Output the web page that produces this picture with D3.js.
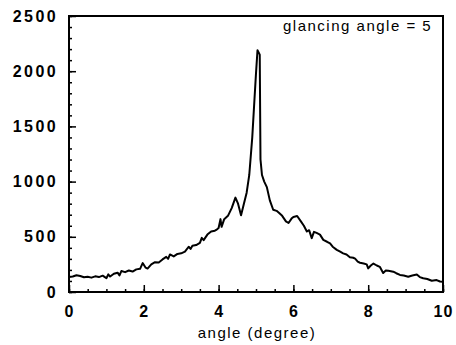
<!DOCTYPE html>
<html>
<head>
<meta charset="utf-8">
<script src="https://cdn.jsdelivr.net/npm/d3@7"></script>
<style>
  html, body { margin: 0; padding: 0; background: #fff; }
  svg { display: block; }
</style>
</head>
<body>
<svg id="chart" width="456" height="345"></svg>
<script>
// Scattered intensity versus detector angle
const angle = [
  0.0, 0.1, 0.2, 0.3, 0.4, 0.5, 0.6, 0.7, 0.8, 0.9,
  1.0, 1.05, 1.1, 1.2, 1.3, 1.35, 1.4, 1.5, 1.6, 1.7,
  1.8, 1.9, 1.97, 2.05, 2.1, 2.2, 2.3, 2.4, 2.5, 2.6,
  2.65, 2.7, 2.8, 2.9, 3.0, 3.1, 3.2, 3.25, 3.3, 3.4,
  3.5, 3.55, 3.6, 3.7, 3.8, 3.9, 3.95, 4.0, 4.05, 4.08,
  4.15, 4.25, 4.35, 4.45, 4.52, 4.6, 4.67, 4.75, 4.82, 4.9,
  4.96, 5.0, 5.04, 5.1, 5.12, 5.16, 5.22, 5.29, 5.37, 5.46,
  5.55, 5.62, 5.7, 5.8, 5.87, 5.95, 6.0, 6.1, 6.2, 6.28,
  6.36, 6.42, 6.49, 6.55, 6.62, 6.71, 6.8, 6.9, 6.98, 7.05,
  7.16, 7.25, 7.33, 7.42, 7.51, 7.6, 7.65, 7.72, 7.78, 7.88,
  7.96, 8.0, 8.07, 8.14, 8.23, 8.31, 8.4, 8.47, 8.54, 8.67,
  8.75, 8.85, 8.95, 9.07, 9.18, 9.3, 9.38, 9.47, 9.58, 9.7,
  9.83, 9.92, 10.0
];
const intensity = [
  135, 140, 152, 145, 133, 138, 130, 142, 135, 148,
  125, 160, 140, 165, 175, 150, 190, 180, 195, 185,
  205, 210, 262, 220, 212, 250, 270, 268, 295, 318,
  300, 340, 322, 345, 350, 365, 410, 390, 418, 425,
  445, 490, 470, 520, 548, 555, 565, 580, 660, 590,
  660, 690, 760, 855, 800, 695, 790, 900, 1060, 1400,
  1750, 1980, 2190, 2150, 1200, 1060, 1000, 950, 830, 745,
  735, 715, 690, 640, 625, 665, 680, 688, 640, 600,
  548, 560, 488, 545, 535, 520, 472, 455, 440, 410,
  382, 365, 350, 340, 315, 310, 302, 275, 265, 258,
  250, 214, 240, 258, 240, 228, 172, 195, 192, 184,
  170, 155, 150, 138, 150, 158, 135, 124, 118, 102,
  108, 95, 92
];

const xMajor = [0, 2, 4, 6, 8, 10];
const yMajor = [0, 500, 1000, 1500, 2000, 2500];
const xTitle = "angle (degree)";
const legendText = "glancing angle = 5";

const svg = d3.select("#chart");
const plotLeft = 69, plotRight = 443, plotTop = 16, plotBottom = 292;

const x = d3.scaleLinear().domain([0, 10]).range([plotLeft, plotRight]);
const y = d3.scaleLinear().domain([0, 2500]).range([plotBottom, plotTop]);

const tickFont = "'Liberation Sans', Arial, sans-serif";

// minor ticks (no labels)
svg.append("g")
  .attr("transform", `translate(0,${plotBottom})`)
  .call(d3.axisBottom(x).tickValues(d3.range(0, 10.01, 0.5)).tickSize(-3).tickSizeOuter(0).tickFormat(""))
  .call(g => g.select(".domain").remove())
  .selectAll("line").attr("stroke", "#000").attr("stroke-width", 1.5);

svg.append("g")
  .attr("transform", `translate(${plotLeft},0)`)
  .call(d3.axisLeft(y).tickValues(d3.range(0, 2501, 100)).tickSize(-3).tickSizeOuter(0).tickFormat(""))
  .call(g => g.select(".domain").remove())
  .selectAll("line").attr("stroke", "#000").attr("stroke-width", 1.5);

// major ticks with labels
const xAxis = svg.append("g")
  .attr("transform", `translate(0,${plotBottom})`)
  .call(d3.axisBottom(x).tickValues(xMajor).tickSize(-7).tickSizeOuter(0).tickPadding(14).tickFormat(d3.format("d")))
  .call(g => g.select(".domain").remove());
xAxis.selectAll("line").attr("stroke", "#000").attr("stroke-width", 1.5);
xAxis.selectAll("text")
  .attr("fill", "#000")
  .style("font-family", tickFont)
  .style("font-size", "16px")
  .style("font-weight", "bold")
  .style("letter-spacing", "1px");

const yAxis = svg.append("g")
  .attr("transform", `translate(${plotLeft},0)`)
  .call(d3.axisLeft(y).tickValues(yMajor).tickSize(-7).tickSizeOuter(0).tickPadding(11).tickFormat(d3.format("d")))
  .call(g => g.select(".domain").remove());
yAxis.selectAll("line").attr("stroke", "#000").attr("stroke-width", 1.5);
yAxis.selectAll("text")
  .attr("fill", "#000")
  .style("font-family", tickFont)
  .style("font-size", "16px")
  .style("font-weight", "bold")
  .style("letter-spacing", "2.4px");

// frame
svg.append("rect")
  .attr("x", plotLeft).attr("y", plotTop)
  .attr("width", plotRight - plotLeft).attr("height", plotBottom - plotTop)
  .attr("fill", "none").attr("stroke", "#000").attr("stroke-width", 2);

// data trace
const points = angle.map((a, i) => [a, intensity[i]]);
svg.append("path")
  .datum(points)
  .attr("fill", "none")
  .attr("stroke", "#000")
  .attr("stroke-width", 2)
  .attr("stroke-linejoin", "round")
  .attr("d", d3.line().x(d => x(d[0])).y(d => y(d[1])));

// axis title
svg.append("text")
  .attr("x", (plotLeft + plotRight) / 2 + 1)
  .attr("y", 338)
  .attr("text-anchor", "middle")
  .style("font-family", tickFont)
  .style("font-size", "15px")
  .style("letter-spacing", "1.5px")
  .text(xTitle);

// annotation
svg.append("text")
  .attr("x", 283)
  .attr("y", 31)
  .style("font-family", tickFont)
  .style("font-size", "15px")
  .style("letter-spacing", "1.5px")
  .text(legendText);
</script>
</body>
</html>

## [Task instructions]
Which lines of the material contain the string "with"? List each of them.

## [Result of this exercise]
Output the web page that produces this picture with D3.js.
// major ticks with labels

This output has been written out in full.